Task directions
Repeat exactly the lines from the start through the line with "of article selected：", both ends included.

▬▬▬▬▬▬

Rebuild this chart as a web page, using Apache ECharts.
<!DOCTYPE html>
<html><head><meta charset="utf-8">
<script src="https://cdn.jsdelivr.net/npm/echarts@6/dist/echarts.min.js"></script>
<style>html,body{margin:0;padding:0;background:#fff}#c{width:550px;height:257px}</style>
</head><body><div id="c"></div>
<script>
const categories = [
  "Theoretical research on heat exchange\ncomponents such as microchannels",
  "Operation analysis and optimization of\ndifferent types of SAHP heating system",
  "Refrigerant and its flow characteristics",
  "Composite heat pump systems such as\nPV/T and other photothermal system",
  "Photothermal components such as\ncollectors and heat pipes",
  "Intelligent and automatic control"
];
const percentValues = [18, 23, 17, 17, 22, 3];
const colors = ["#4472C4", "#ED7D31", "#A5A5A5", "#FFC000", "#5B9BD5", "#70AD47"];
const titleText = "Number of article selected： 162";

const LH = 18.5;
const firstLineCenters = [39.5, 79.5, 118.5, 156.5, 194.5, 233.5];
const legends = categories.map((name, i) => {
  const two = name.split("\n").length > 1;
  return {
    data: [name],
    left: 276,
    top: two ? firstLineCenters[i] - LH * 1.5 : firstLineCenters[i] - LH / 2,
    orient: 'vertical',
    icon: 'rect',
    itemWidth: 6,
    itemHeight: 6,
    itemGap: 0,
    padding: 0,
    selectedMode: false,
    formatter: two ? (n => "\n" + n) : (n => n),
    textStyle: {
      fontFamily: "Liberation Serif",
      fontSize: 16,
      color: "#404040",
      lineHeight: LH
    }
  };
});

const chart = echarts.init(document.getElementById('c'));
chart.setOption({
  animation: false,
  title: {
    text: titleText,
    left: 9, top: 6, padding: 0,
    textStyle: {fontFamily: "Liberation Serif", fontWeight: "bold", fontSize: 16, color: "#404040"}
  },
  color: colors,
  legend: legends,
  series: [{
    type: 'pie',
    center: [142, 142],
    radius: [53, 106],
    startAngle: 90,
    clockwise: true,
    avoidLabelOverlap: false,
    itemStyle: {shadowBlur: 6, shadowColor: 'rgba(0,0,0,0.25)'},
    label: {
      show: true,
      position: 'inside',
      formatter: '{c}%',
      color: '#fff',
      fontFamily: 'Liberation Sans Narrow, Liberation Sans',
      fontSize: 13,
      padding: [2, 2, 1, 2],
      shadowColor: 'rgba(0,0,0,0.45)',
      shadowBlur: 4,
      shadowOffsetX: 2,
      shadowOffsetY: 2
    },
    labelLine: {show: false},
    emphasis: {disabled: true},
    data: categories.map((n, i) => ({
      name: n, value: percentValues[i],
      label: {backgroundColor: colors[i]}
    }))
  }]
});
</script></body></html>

▬▬▬▬▬▬

Response for this exercise
Rebuild this chart as a web page, using Apache ECharts.
<!DOCTYPE html>
<html><head><meta charset="utf-8">
<script src="https://cdn.jsdelivr.net/npm/echarts@6/dist/echarts.min.js"></script>
<style>html,body{margin:0;padding:0;background:#fff}#c{width:550px;height:257px}</style>
</head><body><div id="c"></div>
<script>
const categories = [
  "Theoretical research on heat exchange\ncomponents such as microchannels",
  "Operation analysis and optimization of\ndifferent types of SAHP heating system",
  "Refrigerant and its flow characteristics",
  "Composite heat pump systems such as\nPV/T and other photothermal system",
  "Photothermal components such as\ncollectors and heat pipes",
  "Intelligent and automatic control"
];
const percentValues = [18, 23, 17, 17, 22, 3];
const colors = ["#4472C4", "#ED7D31", "#A5A5A5", "#FFC000", "#5B9BD5", "#70AD47"];
const titleText = "Number of article selected： 162";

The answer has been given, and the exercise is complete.